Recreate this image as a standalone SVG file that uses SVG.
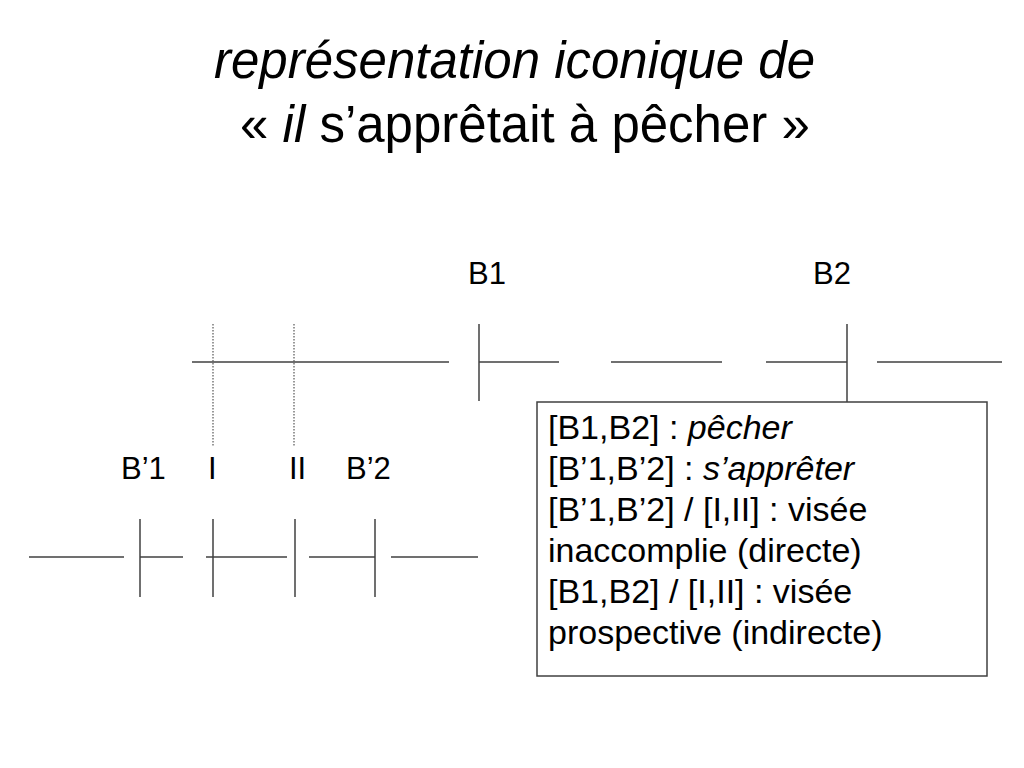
<svg xmlns="http://www.w3.org/2000/svg" width="1024" height="768" viewBox="0 0 1024 768">
<style>
text{font-family:"Liberation Sans",Arial,sans-serif;fill:#000}
.t{font-size:51px}
.lb{font-size:31px}
.bx{font-size:34px}
.it{font-style:italic}
.ln{stroke:#404040;stroke-width:1.5;fill:none}
.dt{stroke:#555;stroke-width:1.2;stroke-dasharray:1.5 1.5;fill:none}
</style>
<rect width="1024" height="768" fill="#fff"/>
<g id="title">
<text class="t it" x="214" y="78" textLength="601" lengthAdjust="spacingAndGlyphs">représentation iconique de</text>
<text class="t" x="240" y="142">« <tspan class="it">il</tspan> s’apprêtait à pêcher »</text>
</g>
<g id="labels-top">
<text class="lb" x="468" y="284">B1</text>
<text class="lb" x="813" y="284">B2</text>
</g>
<g id="labels-bottom">
<text class="lb" x="121" y="479">B’1</text>
<text class="lb" x="208" y="479">I</text>
<text class="lb" x="289" y="479">II</text>
<text class="lb" x="346" y="479">B’2</text>
</g>
<g id="connectors">
<line class="ln" x1="192" y1="362" x2="449" y2="362"/>
<line class="ln" x1="479" y1="362" x2="559" y2="362"/>
<line class="ln" x1="479" y1="324" x2="479" y2="401"/>
<line class="ln" x1="611" y1="362" x2="722" y2="362"/>
<line class="ln" x1="766" y1="362" x2="847" y2="362"/>
<line class="ln" x1="847" y1="324" x2="847" y2="402"/>
<line class="ln" x1="877" y1="362" x2="1002" y2="362"/>
<line class="dt" x1="213" y1="324" x2="213" y2="446"/>
<line class="dt" x1="294" y1="324" x2="294" y2="446"/>
<line class="ln" x1="29" y1="557" x2="124" y2="557"/>
<line class="ln" x1="140" y1="557" x2="183" y2="557"/>
<line class="ln" x1="140" y1="519" x2="140" y2="597"/>
<line class="ln" x1="206" y1="557" x2="287" y2="557"/>
<line class="ln" x1="213" y1="519" x2="213" y2="597"/>
<line class="ln" x1="295" y1="519" x2="295" y2="597"/>
<line class="ln" x1="309" y1="557" x2="375" y2="557"/>
<line class="ln" x1="375" y1="519" x2="375" y2="597"/>
<line class="ln" x1="391" y1="557" x2="478" y2="557"/>
</g>
<g id="legend">
<rect x="537" y="402" width="450" height="274" fill="#fff" stroke="#404040" stroke-width="1.5"/>
<text class="bx" x="548" y="439">[B1,B2] : <tspan class="it">pêcher</tspan></text>
<text class="bx" x="548" y="480">[B’1,B’2] : <tspan class="it">s’apprêter</tspan></text>
<text class="bx" x="548" y="521">[B’1,B’2] / [I,II] : visée</text>
<text class="bx" x="548" y="562">inaccomplie (directe)</text>
<text class="bx" x="548" y="603">[B1,B2] / [I,II] : visée</text>
<text class="bx" x="548" y="644">prospective (indirecte)</text>
</g>
</svg>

Short task.
Drop the images and repeat the data exactly.

Written response.
Recreate this image as a standalone SVG file that uses SVG.
<svg xmlns="http://www.w3.org/2000/svg" width="1024" height="768" viewBox="0 0 1024 768">
<style>
text{font-family:"Liberation Sans",Arial,sans-serif;fill:#000}
.t{font-size:51px}
.lb{font-size:31px}
.bx{font-size:34px}
.it{font-style:italic}
.ln{stroke:#404040;stroke-width:1.5;fill:none}
.dt{stroke:#555;stroke-width:1.2;stroke-dasharray:1.5 1.5;fill:none}
</style>
<rect width="1024" height="768" fill="#fff"/>
<g id="title">
<text class="t it" x="214" y="78" textLength="601" lengthAdjust="spacingAndGlyphs">représentation iconique de</text>
<text class="t" x="240" y="142">« <tspan class="it">il</tspan> s’apprêtait à pêcher »</text>
</g>
<g id="labels-top">
<text class="lb" x="468" y="284">B1</text>
<text class="lb" x="813" y="284">B2</text>
</g>
<g id="labels-bottom">
<text class="lb" x="121" y="479">B’1</text>
<text class="lb" x="208" y="479">I</text>
<text class="lb" x="289" y="479">II</text>
<text class="lb" x="346" y="479">B’2</text>
</g>
<g id="connectors">
<line class="ln" x1="192" y1="362" x2="449" y2="362"/>
<line class="ln" x1="479" y1="362" x2="559" y2="362"/>
<line class="ln" x1="479" y1="324" x2="479" y2="401"/>
<line class="ln" x1="611" y1="362" x2="722" y2="362"/>
<line class="ln" x1="766" y1="362" x2="847" y2="362"/>
<line class="ln" x1="847" y1="324" x2="847" y2="402"/>
<line class="ln" x1="877" y1="362" x2="1002" y2="362"/>
<line class="dt" x1="213" y1="324" x2="213" y2="446"/>
<line class="dt" x1="294" y1="324" x2="294" y2="446"/>
<line class="ln" x1="29" y1="557" x2="124" y2="557"/>
<line class="ln" x1="140" y1="557" x2="183" y2="557"/>
<line class="ln" x1="140" y1="519" x2="140" y2="597"/>
<line class="ln" x1="206" y1="557" x2="287" y2="557"/>
<line class="ln" x1="213" y1="519" x2="213" y2="597"/>
<line class="ln" x1="295" y1="519" x2="295" y2="597"/>
<line class="ln" x1="309" y1="557" x2="375" y2="557"/>
<line class="ln" x1="375" y1="519" x2="375" y2="597"/>
<line class="ln" x1="391" y1="557" x2="478" y2="557"/>
</g>
<g id="legend">
<rect x="537" y="402" width="450" height="274" fill="#fff" stroke="#404040" stroke-width="1.5"/>
<text class="bx" x="548" y="439">[B1,B2] : <tspan class="it">pêcher</tspan></text>
<text class="bx" x="548" y="480">[B’1,B’2] : <tspan class="it">s’apprêter</tspan></text>
<text class="bx" x="548" y="521">[B’1,B’2] / [I,II] : visée</text>
<text class="bx" x="548" y="562">inaccomplie (directe)</text>
<text class="bx" x="548" y="603">[B1,B2] / [I,II] : visée</text>
<text class="bx" x="548" y="644">prospective (indirecte)</text>
</g>
</svg>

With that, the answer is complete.